Take note of the highway, the road that you take: Be conscious of the road when you choose it. You won’t know what’s ahead, but you don’t have to stumble along in the dark. Be aware of where your choice may lead you. Also, where do you want this road to take you? Do you believe that this road will get you where you want it to?

Return…Return to your towns: This is truth; you’ll want to go back at some point. There is nowhere that I have come from that I didn’t wish to have some piece of back. No matter how far I’ve strayed from that path or how badly I’ve fractured a relationship, there was always some good in it, and I do long for the good parts.

How long will you wander: Oh Lord! How long indeed! This is the part that brings me to tears. To wander: to ramble without a definite purpose…to roam, to stray. I feel this word in my heart. I am this word, while my day-to-day has great purpose and I see it in the raising of these kids. Giving them God, and lessons, and determination. That is me as a momma, not me as a woman, as a child of God, it is only a tiny fraction of who I am. Inside of me is a wanderer. And so, I sat awhile this morning. The Christmas tree was lit up and I held my cup of coffee with both hands. Just being here, being still and silent. I deliberately focused on the steam curling out of my mug. Whispered reassurances that all of the tasks would wait for me and that even if the baby is up early, there are always minutes in the day to find peace, to traipse off into.

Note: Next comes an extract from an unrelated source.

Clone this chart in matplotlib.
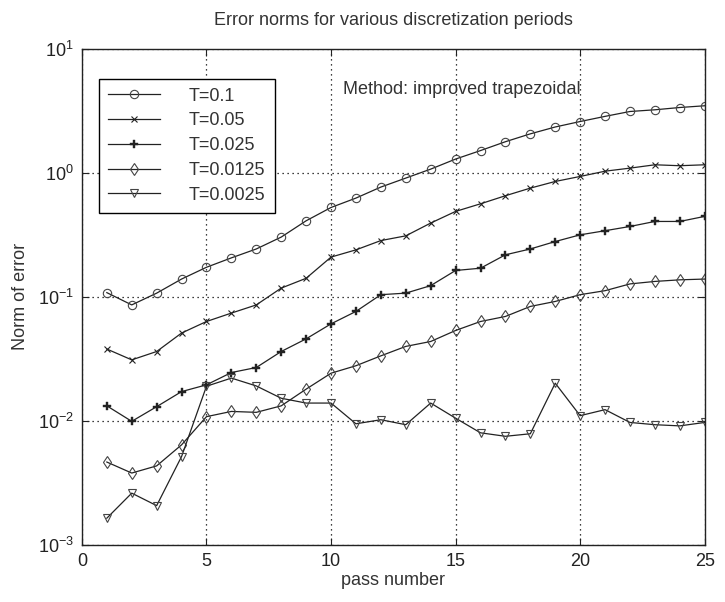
import matplotlib
matplotlib.use("Agg")
import matplotlib.pyplot as plt
from matplotlib.ticker import LogLocator, NullLocator, FixedLocator

plt.rcParams["font.family"] = ["Liberation Sans", "DejaVu Sans"]

# ── Data ──────────────────────────────────────────────────────────────────────
passes = list(range(1, 26))

err_t0100 = [0.108, 0.086, 0.107, 0.139, 0.173, 0.206, 0.243, 0.303, 0.41, 0.525,
             0.625, 0.767, 0.906, 1.07, 1.29, 1.51, 1.78, 2.06, 2.34, 2.59,
             2.85, 3.12, 3.22, 3.36, 3.47]
err_t0050 = [0.0379, 0.031, 0.0362, 0.051, 0.0632, 0.0739, 0.086, 0.1175, 0.141, 0.209,
             0.239, 0.284, 0.310, 0.393, 0.488, 0.562, 0.653, 0.752, 0.851, 0.934,
             1.03, 1.09, 1.16, 1.14, 1.16]
err_t0025 = [0.0132, 0.0099, 0.013, 0.0172, 0.0195, 0.0245, 0.0269, 0.0362, 0.0458, 0.0605,
             0.0762, 0.104, 0.107, 0.123, 0.163, 0.170, 0.218, 0.243, 0.279, 0.316,
             0.341, 0.369, 0.405, 0.405, 0.445]
err_t00125 = [0.00465, 0.00379, 0.00433, 0.0064, 0.0108, 0.0119, 0.0117, 0.0132, 0.018, 0.0242,
              0.0278, 0.0334, 0.0398, 0.0436, 0.0535, 0.0632, 0.0694, 0.0836, 0.0917, 0.104,
              0.112, 0.127, 0.133, 0.137, 0.139]
err_t00025 = [0.00164, 0.00261, 0.00207, 0.00515, 0.019, 0.0221, 0.0191, 0.0152, 0.0139, 0.0139,
              0.00946, 0.0102, 0.0093, 0.0139, 0.0105, 0.0080, 0.0075, 0.00786, 0.0201, 0.011,
              0.0123, 0.0097, 0.0093, 0.0091, 0.0097]

labels = ["T=0.1", "T=0.05", "T=0.025", "T=0.0125", "T=0.0025"]
series = [err_t0100, err_t0050, err_t0025, err_t00125, err_t00025]
markers = ["o", "x", "P", "d", "v"]

x_ticks = [0, 5, 10, 15, 20, 25]

# ── Plot ──────────────────────────────────────────────────────────────────────
fig = plt.figure(figsize=(7.25, 6.02), dpi=100)
ax = fig.add_axes([0.113, 0.095, 0.859, 0.824])

for lab, ys, m in zip(labels, series, markers):
    style = dict(color="#222222", linewidth=0.9, marker=m, markersize=6,
                 markeredgewidth=0.8, label=lab)
    if m == "P":
        style.update(markersize=6, markerfacecolor="#222222", markeredgewidth=0.3)
    elif m == "x":
        style.update(markersize=4)
    else:
        style.update(markerfacecolor="none", markeredgecolor="#444444")
    ax.plot(passes, ys, **style)

ax.set_yscale("log")
ax.set_xlim(0, 25)
ax.set_ylim(1e-3, 1e1)
ax.xaxis.set_major_locator(FixedLocator(x_ticks))
ax.yaxis.set_major_locator(LogLocator(base=10, numticks=10))
ax.yaxis.set_minor_locator(NullLocator())

ax.grid(True, which="major", color="black", linestyle=(0, (1, 3)), linewidth=0.9)
ax.tick_params(direction="in", top=True, right=True, length=5,
               labelsize=13, colors="#222222", pad=6)
for spine in ax.spines.values():
    spine.set_color("#222222")
    spine.set_linewidth(1.0)

ax.set_xlabel("pass number", fontsize=13, color="#333333", labelpad=1)
ax.set_ylabel("Norm of error", fontsize=13, color="#333333", labelpad=6)
ax.set_title("Error norms for various discretization periods",
             fontsize=13, color="#333333", pad=17)

ax.text(10.5, 4.7, "Method: improved trapezoidal", fontsize=13, color="#333333",
        ha="left", va="center")

leg = ax.legend(loc="upper left", bbox_to_anchor=(0.027, 0.94), borderaxespad=0,
                fontsize=13, handlelength=2.9, handletextpad=1.6, labelspacing=0.43,
                borderpad=0.5, fancybox=False, framealpha=1, edgecolor="black")
leg.get_frame().set_linewidth(1.0)
for t in leg.get_texts():
    t.set_color("#333333")

fig.savefig("out.png", dpi=100, facecolor="white")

The desire to wander, to wonder at creation is strong in me. I know I’ve written about it before, but this is such a part of me that I can’t tell a story without it coming out. How long will I wander? I’ll likely never stop! I fear with great anticipation the curves in the road ahead and how my choosing a left or a right will affect this desire to roam. Where will the road I’m on now take me? When will the next turn come and how will I take it? I do realize, of course, that this is not at all what Jeremiah wanted the people to get from his words. “Come back to God!” was his message. It’s odd to me how much more of God I have found since I began meandering off the path that I thought was the right one for me to follow. For me at least, it turns out that God was calling my spirit away from the concrete sidewalks, off of that ever elusive trail to “normality”, and in following His leading I have truly found that the road less traveled is the right road.

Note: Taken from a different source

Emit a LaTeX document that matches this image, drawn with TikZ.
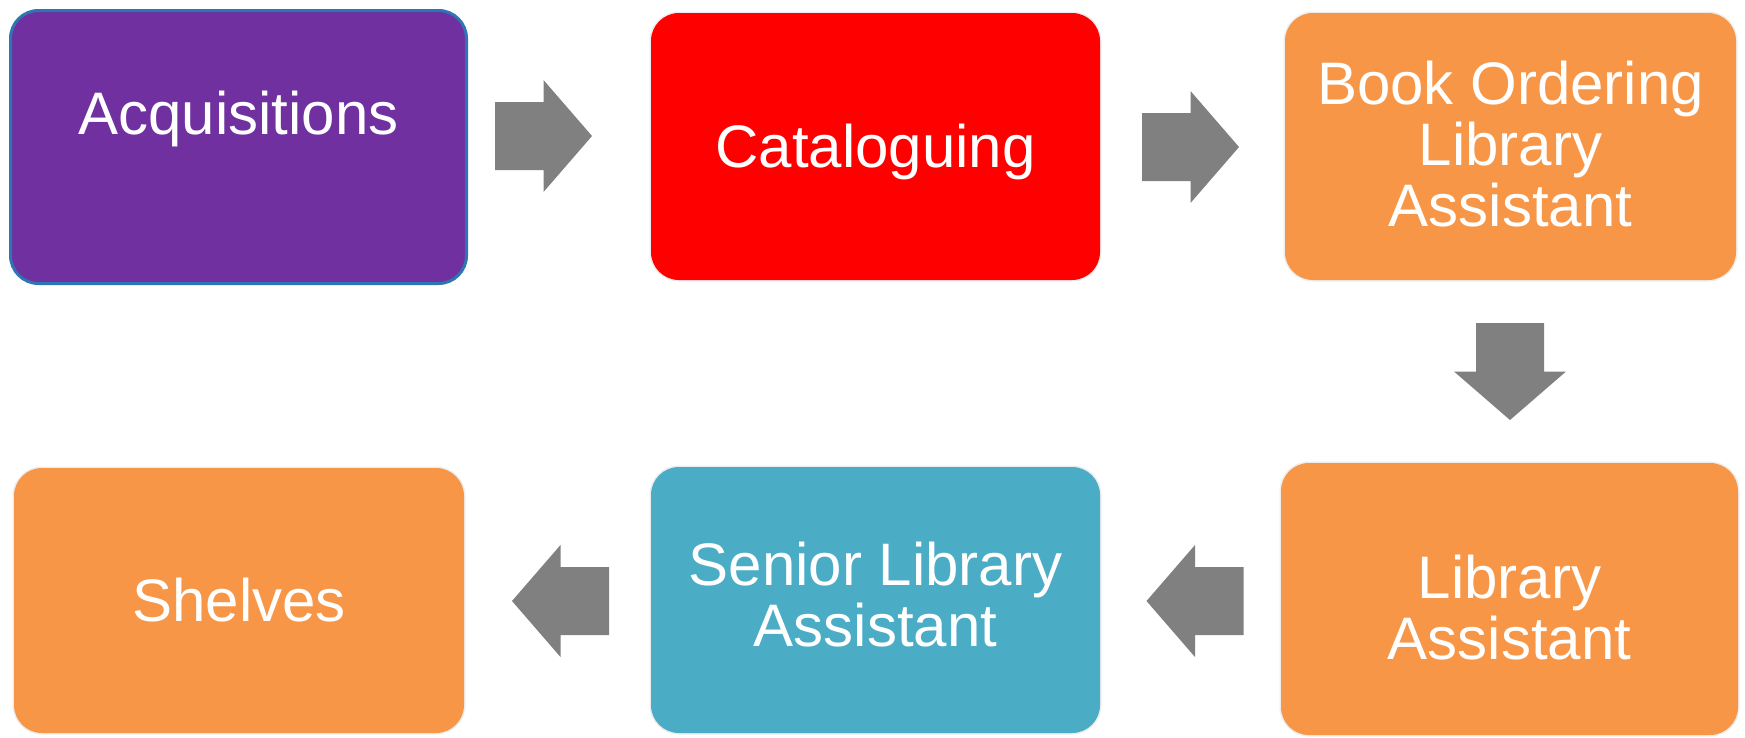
\documentclass[tikz,border=0pt]{standalone}
\usepackage{fontspec}
\setmainfont{Liberation Sans}
\usetikzlibrary{calc}

\definecolor{acqpurple}{HTML}{7030A0}
\definecolor{acqblue}{HTML}{2E75B6}
\definecolor{catred}{HTML}{FF0000}
\definecolor{staforange}{HTML}{F79646}
\definecolor{seniorteal}{HTML}{4BACC6}
\definecolor{flowgray}{HTML}{808080}

\tikzset{
  box/.style={rounded corners=28pt, inner sep=0pt, draw=none,
    preaction={draw=black!7, line width=3pt}},
  boxtext/.style={text=white, font=\fontsize{60}{61}\selectfont,
    align=center, anchor=north, inner sep=0pt},
  flowarrow/.style={fill=flowgray},
}

% block arrow centred on a coordinate, pointing along the given angle
\newcommand\blockarrow[2]{%
  \fill[flowarrow, shift={(#1)}, rotate=#2]
    (-48.5,-34) -- (0,-34) -- (0,-56) -- (48.5,0) -- (0,56) -- (0,34) -- (-48.5,34) -- cycle;}

\begin{document}
\begin{tikzpicture}[x=1pt, y=-1pt]
  \useasboundingbox (0,0) rectangle (1745,737);
  \fill[white] (0,0) rectangle (1745,737);

  % process boxes
  \node[rounded corners=28pt, inner sep=0pt, fill=acqpurple, draw=acqblue, line width=3pt,
        minimum width=456pt, minimum height=273pt] (acq) at (238.5,147) {};
  \node[box, fill=catred, minimum width=449pt, minimum height=267pt] (cat) at (875.5,146.5) {};
  \node[box, fill=staforange, minimum width=451pt, minimum height=267pt] (book) at (1510.5,146.5) {};
  \node[box, fill=staforange, minimum width=457pt, minimum height=272pt] (lib) at (1509.5,599) {};
  \node[box, fill=seniorteal, minimum width=449pt, minimum height=266pt] (senior) at (875.5,600) {};
  \node[box, fill=staforange, minimum width=450pt, minimum height=265pt] (shelves) at (239,600.5) {};

  % box texts
  \node[boxtext] (acqtxt) at (238.5,91) {Acquisitions};
  \node[boxtext] (cattxt) at (875.5,124) {Cataloguing};
  \node[boxtext] (booktxt) at (1510.5,61) {Book Ordering\\Library\\Assistant};
  \node[boxtext] (libtxt) at (1509.5,555) {Library\\Assistant};
  \node[boxtext] (seniortxt) at (875.5,542) {Senior Library\\Assistant};
  \node[boxtext] (shelvestxt) at (239,578) {Shelves};

  % flow arrows between the boxes
  \coordinate (a1) at (543.5,136);
  \coordinate (a2) at (1190.5,147);
  \coordinate (a3) at (1510,371.5);
  \coordinate (a4) at (1195,601);
  \coordinate (a5) at (560.5,601);
  \blockarrow{a1}{0}
  \blockarrow{a2}{0}
  \blockarrow{a3}{-90}
  \blockarrow{a4}{180}
  \blockarrow{a5}{180}
\end{tikzpicture}
\end{document}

As is always the case with my writing, I have had to step away from this post for a few days. Coming back to it with sleepy eyes, hoping to get back to my routine this morning, I have new thoughts on wandering and wild-nature bubbling inside of me. Thoughts that may help me tie together the parts of me that cry out to be allowed to run off into the wildness and the parts of me that hold fiercely to my family and my home. I’m wondering this morning if the two fractions of my nature could possibly join together without causing any crazy shifts? If I can make changes to myself that are big enough to matter, but small enough to not tear anything apart that I’ve given my heart to putting together…right now, in the stillness, I feel like I am very close to making this possible.

I trust that in the wandering is where the answers lie. In setting up the guideposts, in following the road signs, in taking note of the hi-ways, yes. But also in continuing on when the road is shadowed, when the trail becomes narrow, when the signs are unclear. My thoughts amble a bit; I am unsure of how I will pull all of this together into not only a coherent article that someone may enjoy, but more so into a life that I am happier to live. I don’t think that I can do it all justice here, there are so many more thoughts that go along with this post. Thoughts that are difficult to turn into articulate sentences. What I know to be a heart-truth for me is that I can not walk a road laid out for someone else. I must walk with my own purpose, in my own way, on my own trail.



Simply knowing there are two pieces of my nature does not make this easier, and so I will give grace to myself. Today I choose to get lost in the wilder part of my soul; in the joy that is my chaos, and to think less about how that chaos grates against the responsible side of me. I will take a walk with no intended destination, even if I only make it to the end of the block before someone starts whining. I’ve said before that the journey is the destination and I will embrace that attitude today. Hopefully tomorrow will be just as good, just as easy to fall into this rhythm. If it’s not, I’ll find the early quiet  and begin again, knowing that the path does not disappear just because I stepped off of it. There is always a signpost leading me forward, if only I’ll take the time to seek it out.